Feldman
NEW ORLEANS – On March 15, four days before U.S. District Judge Martin Feldman would have required him to issue permits to oil and gas explorers, Interior Secretary Ken Salazar appealed to the U.S. Court of Appeals for the Fifth Circuit and won a stay.
Plaintiff Ensco Offshore moved the next day to vacate the stay, pleading that the injunction "will allow deep water rigs to go back to work thereby employing citizens of the Gulf region and contributing to the nation's domestic oil and gas supply."
Assistant Attorney General for the United States Department of Justice Environment and Natural Resources Division Ignacia Moreno responded, "This is a weak foundation upon which to seek reconsideration of the stay this court has granted, because the factual record favors the Bureau of Ocean Energy Management Regulation and Enforcement."
She wrote, "It is plain that the district court's order failed to apply a proper legal analysis and to take account of relevant facts that BOEMRE had presented to it."
Moreno wrote that BOEMRE has continued to review drilling permit applications through its normal review process, "both prior to and since the district court's injunction and this court's stay."
She wrote that the bureau approved three applications for drilling operations that last year's moratorium on deep water drilling would have banned.
On Feb. 28, the bureau approved an application that was in litigation but not subject to the injunction. Another application not related to Ensco's claims was approved by the bureau on March 11, and one subject to the injunction was approved on March 18.
She wrote that these actions show that BOEMRE's process is proceeding and that the injunction would divert resources to low priority applications.
"Rather than openly defy the district court's injunction, BOEMRE sought relief of a stay from this court in order to avoid the harm that injunction would cause," she wrote.
"BOEMRE is already prioritizing permit applications to promote the speedy, safe development of Outer Continental Shelf mineral resources, and the injunction would have interfered with that effort," she wrote.

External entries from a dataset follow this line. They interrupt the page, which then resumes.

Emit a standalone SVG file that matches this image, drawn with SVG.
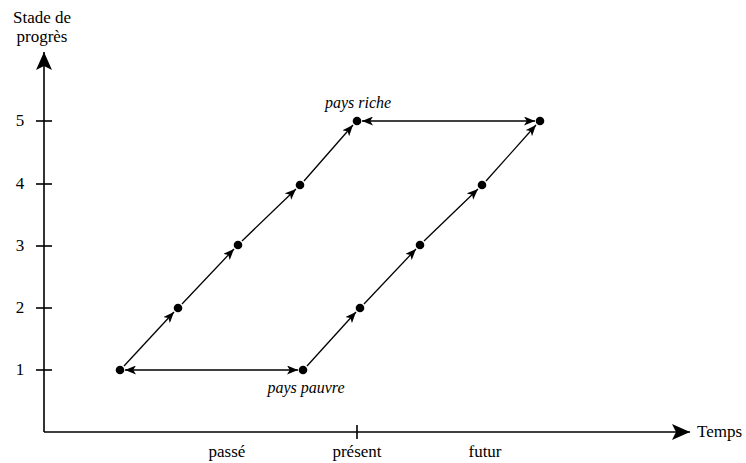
<svg xmlns="http://www.w3.org/2000/svg" width="746" height="463" viewBox="0 0 746 463">
<style>
text{font-family:"Liberation Serif","DejaVu Serif",serif;font-size:17px;fill:#000}
.it{font-style:italic;font-size:16px}
.ax{stroke:#000;stroke-width:1.6;fill:none}
.c{stroke:#000;stroke-width:1.3;fill:none}
.dot{fill:#000}
</style>
<defs>
<marker id="ah" viewBox="0 0 11 9" refX="11" refY="4.5" markerWidth="11" markerHeight="9" markerUnits="userSpaceOnUse" orient="auto-start-reverse">
<path d="M0,0 L11,4.5 L0,9 L2.8,4.5 Z" fill="#000"/>
</marker>
<marker id="big" viewBox="0 0 18 16" refX="18" refY="8" markerWidth="18" markerHeight="16" markerUnits="userSpaceOnUse" orient="auto">
<path d="M0,0 L18,8 L0,16 L4,8 Z" fill="#000"/>
</marker>
</defs>
<g id="axes">
<line class="ax" x1="44" y1="432" x2="44" y2="52" marker-end="url(#big)"/>
<line class="ax" x1="44" y1="432" x2="690" y2="432" marker-end="url(#big)"/>
<line class="ax" x1="36" y1="121" x2="52" y2="121"/>
<line class="ax" x1="36" y1="184" x2="52" y2="184"/>
<line class="ax" x1="36" y1="246" x2="52" y2="246"/>
<line class="ax" x1="36" y1="308" x2="52" y2="308"/>
<line class="ax" x1="36" y1="370" x2="52" y2="370"/>
<line class="ax" x1="357" y1="425" x2="357" y2="439"/>
<text x="42" y="23" text-anchor="middle">Stade de</text>
<text x="42" y="42" text-anchor="middle">progrès</text>
<text x="20" y="126" text-anchor="middle">5</text>
<text x="20" y="189" text-anchor="middle">4</text>
<text x="20" y="251" text-anchor="middle">3</text>
<text x="20" y="313" text-anchor="middle">2</text>
<text x="20" y="375" text-anchor="middle">1</text>
<text x="697" y="437">Temps</text>
<text x="227" y="457" text-anchor="middle">passé</text>
<text x="357" y="457" text-anchor="middle">présent</text>
<text x="485" y="457" text-anchor="middle">futur</text>
</g>
<g id="connectors">
<line class="c" x1="124" y1="366" x2="174" y2="312" marker-end="url(#ah)"/>
<line class="c" x1="182" y1="304" x2="234" y2="249" marker-end="url(#ah)"/>
<line class="c" x1="242" y1="241" x2="296" y2="189" marker-end="url(#ah)"/>
<line class="c" x1="304" y1="181" x2="353" y2="125" marker-end="url(#ah)"/>
<line class="c" x1="307" y1="366" x2="356" y2="312" marker-end="url(#ah)"/>
<line class="c" x1="364" y1="304" x2="416" y2="249" marker-end="url(#ah)"/>
<line class="c" x1="424" y1="241" x2="478" y2="189" marker-end="url(#ah)"/>
<line class="c" x1="486" y1="181" x2="536" y2="125" marker-end="url(#ah)"/>
<line class="c" x1="125" y1="370" x2="298" y2="370" marker-start="url(#ah)" marker-end="url(#ah)"/>
<line class="c" x1="362" y1="121" x2="535" y2="121" marker-start="url(#ah)" marker-end="url(#ah)"/>
</g>
<g id="left-chain">
<circle class="dot" cx="120" cy="370" r="4.3"/>
<circle class="dot" cx="178" cy="308" r="4.3"/>
<circle class="dot" cx="238" cy="245" r="4.3"/>
<circle class="dot" cx="300" cy="185" r="4.3"/>
<circle class="dot" cx="357" cy="121" r="4.3"/>
</g>
<g id="right-chain">
<circle class="dot" cx="303" cy="370" r="4.3"/>
<circle class="dot" cx="360" cy="308" r="4.3"/>
<circle class="dot" cx="420" cy="245" r="4.3"/>
<circle class="dot" cx="482" cy="185" r="4.3"/>
<circle class="dot" cx="540" cy="121" r="4.3"/>
</g>
<g id="labels">
<text class="it" x="358" y="108" text-anchor="middle">pays riche</text>
<text class="it" x="306" y="393" text-anchor="middle">pays pauvre</text>
</g>
</svg>
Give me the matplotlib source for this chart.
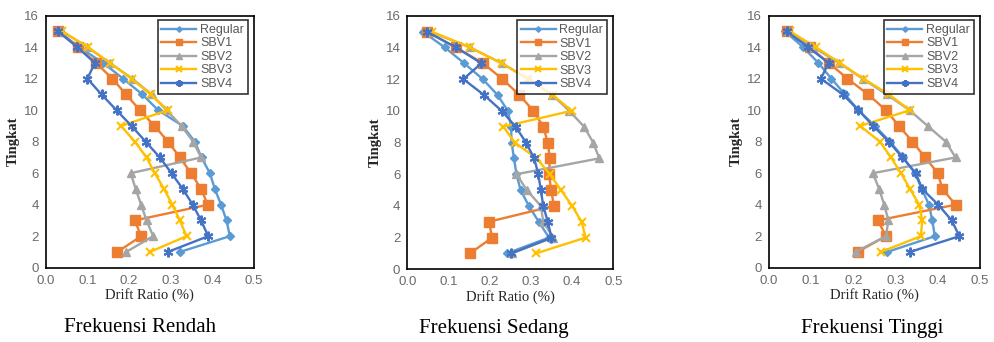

She wrote that as applications become complete, the bureau moves quickly to approve them.
"The public interest is not served by an injunction that diverts attention from this work, and instead requires BOEMRE formally to deny incomplete applications that could be improved through dialogue with the permit applicants," she wrote.
"Moreover, even if Ensco were right about the general effect of the injunction on BOEMRE's process, the public's interest is not served by the expedited review of particular permit applications."
The Fifth Circuit set a May 4 deadline for Salazar's appeal brief.
Feldman denied an injunction to Ensco in January, but changed his mind after reading further briefs.
"It is undisputed that before the Deepwater Horizon disaster, permits were processed, on average, in two weeks' time," he wrote on Feb. 17.
"In stark contrast, the five permits at issue have been pending from four to some nine months.
"It is also undisputed that these delays have put off indefinitely drilling in the Gulf of Mexico," he wrote.
Feldman wrote that Ensco has incurred significantly reduced standby rates on its rigs and has been forced to move some of its rigs to other locations around the world.
"It is unclear when Gulf drilling will resume," he wrote. "The government's assurances have been inconsistent."
He found a duty under the Outer Continental Shelf Lands Act to act, favorably or unfavorably, on applications.
"Not acting at all is not a lawful option," he wrote.
"To discharge the Secretary's oversight responsibility, without any time sensitive obligation to do so, as the government now starkly urges, unmasks the fiction of transparency in government," he wrote.
"The rights involved here are more than economic: the plaintiff's operations in the Gulf of Mexico are threatened with endless disability," he wrote.
"It has already sent a rig to French Guiana; its contracts and skilled labor necessarily will follow."